こうした社会的混迷の中で、比較的信頼を保っているのが「企業」です。日本における企業への信頼度は48%と、依然として世界平均を下回るものの、トラストバロメーターにおける4つの主要組織の中で最も信頼されています。さらに注目すべきは、日本人回答者の64%が「自分の勤務先を信頼している」と答えており、これは全ての調査対象の中で唯一、実質的な「信頼関係」が存在しているという点です。

この結果は、企業の社会的役割が拡張していることを示唆しています。雇用主は、もはや経済的存在にとどまらず、社会的な信頼の錨へと変化しています。従業員は企業に対し、安定かつ公正な雇用の確保、変化する経済環境への適応を促す再教育の機会、更には重要な社会課題に対する明確な姿勢表明を期待しています。CEOには、その期待に応える「行動責任」と「発言の正当性」が求められています。

しかし、信頼の再構築は、企業単独で成し遂げられるものではありません。


信頼の再構築:共に担う責任 

信頼の再構築には、多様なセクターが連携し、共通の使命感を持って臨む必要があります。なかでもメディアに対する不信は深刻で、日本人回答者の64%が「ジャーナリストや報道機関は意図的に国民を誤導している」と考えています。この信頼喪失は、報道の本質的機能を揺るがし、健全な民主的対話を支える情報共有の基盤を脅かします。

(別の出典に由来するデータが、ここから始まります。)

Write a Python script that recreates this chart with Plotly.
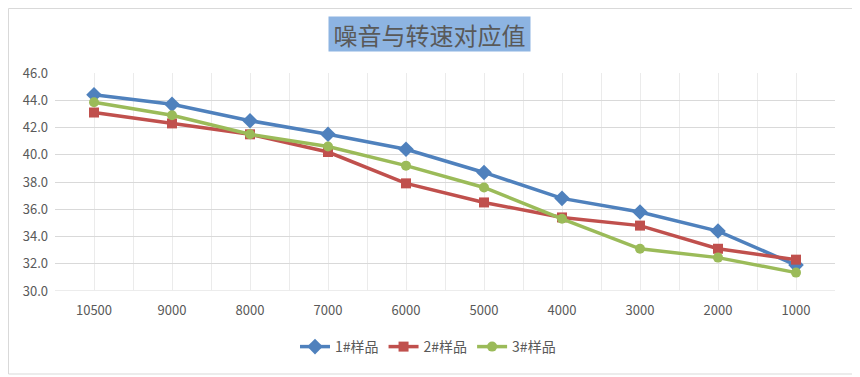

政府もまた、自らが信頼低下を招いてきた構造的要因と真摯に向き合う必要があります。長期にわたる経済停滞、場当たり的政策運営そして人口問題への対応の遅れは、国民に根深いシニシズムを生み出しました。直近の選挙結果は、まさにその不満が可視化されたものです。今後、国家のリーダーは透明性と迅速な対応、そして改革への強いコミットメントをもって国民の信頼を取り戻さなければなりません。

企業に次いで日本で信頼を得ているのはNGOです。市民と政策の橋渡し役として、地域社会の声を政策提言や行動につなげる役割を果たすことが可能です。地域社会との連携と価値観の一致を明確に示すことで、その信頼をさらに深めることが可能となります。


共通の鍵:思いやりという力 

すべてのステークホルダーに共通するのは、「共感」と「思いやり」の重要性です。国民のニーズや懸念に寄り添い、真摯に応えようとする姿勢を示す組織は、より高い信頼を獲得しています。複雑な制度と多様な言説があふれる現代において、「共感」と「傾聴」は単なる美徳ではなく、必須要素となっています。


リーダーへのメッセージ 

今回の調査結果は、警鐘であると同時に、未来への行動を促す呼びかけでもあります。エデルマン・トラストバロメーターは、単なる世論調査ではなく、混迷の時代における正統性回復のための「道しるべ」であり、私たちに新たなリーダー像を示しています。リーダーとは、命令するための地位ではなく、理解・奉仕・共通責任を果たすことだ、と。